Das einzige Problem: kein Geldautomat auf der Insel. Aber wir fanden einen Trick, denn wir buchten uns eine Kajaktour, mit der wir aufs Festland kamen und dort Geld holen konnten. Die Kajaktour war wirklich toll, wir fuhren sogar durch Stromschnelle, die unser Kajak fast zum kentern brachten. Wir besichtigten den Kho Phangan Wasserfall, der zu den 10 größten Wasserfällen der Welt zählt. Dieser ist total breit und leider war der Wasserspiegel zu der Jahreszeit sehr niedrig, dass er nicht ganz an die Niagarafälle heranreichte, aber er war trotzdem beeindruckend. Erschöpft aber zufrieden beendeten wir den Tag mit einem leckeren Abendessen in unserer Unterkunft.
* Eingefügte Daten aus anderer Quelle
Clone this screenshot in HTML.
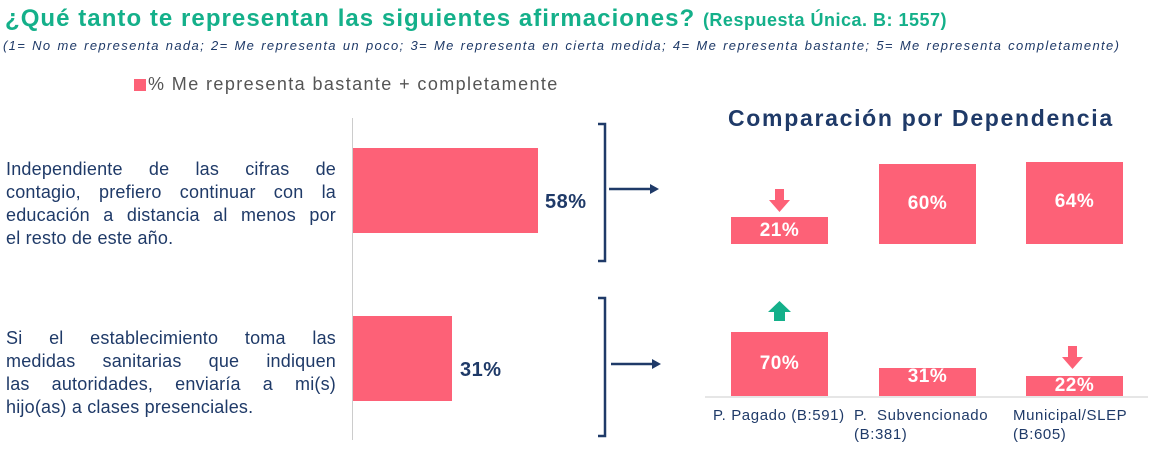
<!DOCTYPE html>
<html><head><meta charset="utf-8"><style>
body{margin:0;width:1157px;height:453px;background:#fff;position:relative;overflow:hidden;font-family:"Liberation Sans","DejaVu Sans",sans-serif;}
div{position:absolute;}
.bar{background:#fd6177;}
.w{color:#fff;font-weight:bold;font-size:19px;text-align:center;letter-spacing:0.5px}
.n{color:#1f3a68;}
.p div{position:static;text-align:justify;text-align-last:justify;height:23px}
.p div.l{text-align-last:left}
</style></head><body>
<div style="left:5px;top:5px;font-size:24px;font-weight:bold;color:#14b08a;white-space:nowrap;letter-spacing:1.05px">¿Qué tanto te representan las siguientes afirmaciones? <span style="font-size:18px;letter-spacing:0.5px">(Respuesta Única. B: 1557)</span></div>
<div class="n" style="left:3px;top:38px;font-size:13px;font-style:italic;white-space:nowrap;letter-spacing:1.35px;word-spacing:1px">(1= No me representa nada; 2= Me representa un poco; 3= Me representa en cierta medida; 4= Me representa bastante; 5= Me representa completamente)</div>
<div style="left:134px;top:79px;width:12px;height:12px;background:#fd6177"></div>
<div style="left:148px;top:74px;font-size:18px;color:#555;white-space:nowrap;letter-spacing:1.4px">% Me representa bastante + completamente</div>
<div class="n p" style="left:6px;top:158px;width:330px;font-size:18px;line-height:23px;letter-spacing:0.2px">
<div>Independiente de las cifras de</div><div>contagio, prefiero continuar con la</div><div>educación a distancia al menos por</div><div class="l">el resto de este año.</div></div>
<div class="n p" style="left:6px;top:327px;width:330px;font-size:18px;line-height:23px;letter-spacing:0.2px">
<div>Si el establecimiento toma las</div><div>medidas sanitarias que indiquen</div><div>las autoridades, enviaría a mi(s)</div><div class="l">hijo(as) a clases presenciales.</div></div>
<div style="left:352px;top:118px;width:1px;height:322px;background:#ccc"></div>
<div class="bar" style="left:353px;top:148px;width:185px;height:85px"></div>
<div class="bar" style="left:353px;top:316px;width:99px;height:85px"></div>
<div class="n" style="left:545px;top:191px;font-size:20px;font-weight:bold;letter-spacing:0.5px">58%</div>
<div class="n" style="left:460px;top:359px;font-size:20px;font-weight:bold;letter-spacing:0.5px">31%</div>
<svg style="position:absolute;left:0;top:0" width="1157" height="453">
<g stroke="#1f3a68" stroke-width="2.5" fill="none">
<polyline points="598,124 605,124 605,261 598,261"/>
<polyline points="598,298 605,298 605,436 598,436"/>
<line x1="609" y1="189" x2="652" y2="189"/>
<line x1="611" y1="364" x2="654" y2="364"/>
</g>
<polygon points="650,184 659,189 650,194" fill="#1f3a68"/>
<polygon points="652,359 661,364 652,369" fill="#1f3a68"/>
<line x1="705" y1="397" x2="1148" y2="397" stroke="#ccc" stroke-width="1"/>
<polygon points="775,189 784,189 784,200 790,200 779.5,212 769,200 775,200" fill="#fd6177"/>
<polygon points="1068,346 1077,346 1077,357 1083,357 1072.5,369 1062,357 1068,357" fill="#fd6177"/>
<polygon points="779.5,301 791,312 785,312 785,321 774,321 774,312 768,312" fill="#14b08a"/>
</svg>
<div class="n" style="left:728px;top:105px;font-size:23px;font-weight:bold;white-space:nowrap;letter-spacing:1.7px">Comparación por Dependencia</div>
<div class="bar w" style="left:731px;top:217px;width:97px;height:27px;line-height:27px">21%</div>
<div class="bar w" style="left:879px;top:164px;width:97px;height:80px;line-height:80px">60%</div>
<div class="bar w" style="left:1026px;top:162px;width:97px;height:82px;line-height:80px">64%</div>
<div class="bar w" style="left:731px;top:332px;width:97px;height:64px;line-height:64px">70%</div>
<div class="bar w" style="left:879px;top:368px;width:97px;height:28px;line-height:18px">31%</div>
<div class="bar w" style="left:1026px;top:376px;width:97px;height:20px;line-height:20px">22%</div>
<div class="n" style="left:713px;top:406px;font-size:15px;line-height:19px;white-space:nowrap;letter-spacing:0.6px">P. Pagado (B:591)</div>
<div class="n" style="left:854px;top:406px;font-size:15px;line-height:19px;white-space:nowrap;letter-spacing:0.6px">P. &nbsp;Subvencionado<br>(B:381)</div>
<div class="n" style="left:1013px;top:406px;font-size:15px;line-height:19px;white-space:nowrap;letter-spacing:0.6px">Municipal/SLEP<br>(B:605)</div>
</body></html>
Nun war der 31.12.2023. Den Jahreswechsel gingen wir ganz entspannt an. Tagsüber lagen wir an einem kleinen Strand und badeten. Marc trainierte ein wenig für den Triathlon und ich machte eine kleine Radtour um die Insel. Zum Abend ging es dann indisch essen und anschließend auf die Insel-Silvester-Party. Diese war am Strand an der Anlegestelle von Don Det. Es war super nett und ungezwungen und in der netten Bekanntschaft verflog der Abend wie im Flug. Ein paar Laternen wurden zu Mitternacht entzündet und ein paar Raketen flogen. Ein wirklich sehr gelungener und entspannter Jahreswechsel. Mit dem neuen Jahr kam auch ein neues Land: Kambodscha. Am nächsten Morgen machten wir uns schon früh auf den Weg Richtung Grenze.